Our results contribute to the development of efficient, low-emission energy converters or to reduce deposits in energy technology or chemical engineering, for example.
When walls and chemistry interact
The behavior of chemical reactions is exceptionally influenced by walls. This is important for various technologically and scientifically significant processes, such as the formation of pollutants in combustion systems, the formation of depositions interfering chemical processes in energy- and process technology or catalytic effects in general. Processes near walls are tremendously affecting new technological concepts, such as the design and development of new combustion engines, after-treatment of exhaust gases, gas turbines, power plants as well as process engineering. Despite their high importance, the underlying mechanisms as well as their mutual interaction are poorly understood.
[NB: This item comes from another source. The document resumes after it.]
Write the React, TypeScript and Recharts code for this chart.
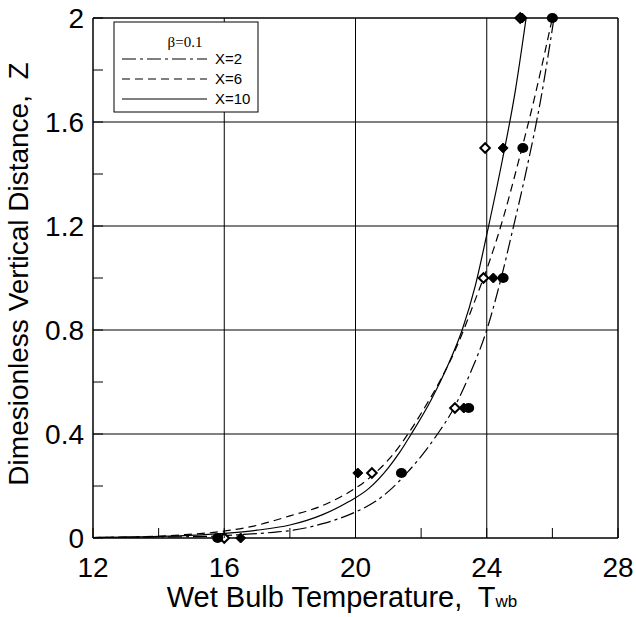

These various scientific topics give rise to the overall objectives of the TRR 150, represented by the following three main research areas:
Video: TRR 150 in 3 minutes
In this video, TRR 150 spokesperson Prof. Dr. Andreas Dreizler summarizes the motivation and research questions of the Collaborative Research Center. The interaction of chemical reactions with transport processes (turbulence and diffusion) in the presence of a wall is being investigated. The aim is to gain a better understanding of the processes and, based on this, to develop mathematical models. These will then be integrated into overall models to demonstrate this predictive capability using appropriate systemic considerations.
(Video available in German language only)
All projects at a glance
A: Generic processes and diagnostics
The underlying physicochemical mechanisms are investigated in simplified, generic environments using innovative measurement techniques. The focus is on electrofuels as well as exhaust gas aftertreatment using Selective-Catalytic-Reaction catalysts.
B: Model developement and simulation
We develop and validate sub-models and high-resolution numerical simulations using experimental insights and data from A. The focus is on individual processes for future electrofuels as well as higher near-wall pressures and temperatures. From this, overall models for the interaction of chemical reactions, turbulent flow, multiphase processes and wall heat transfer are being developed.
C: Lead examples
The new models and methods are applied to technically relevant processes and are critically evaluated. The focus is on internal combustion – including the electrofuels dimethyl carbonate and methyl formate – as well as reactive multi-phase flows in the exhaust train of IC engines.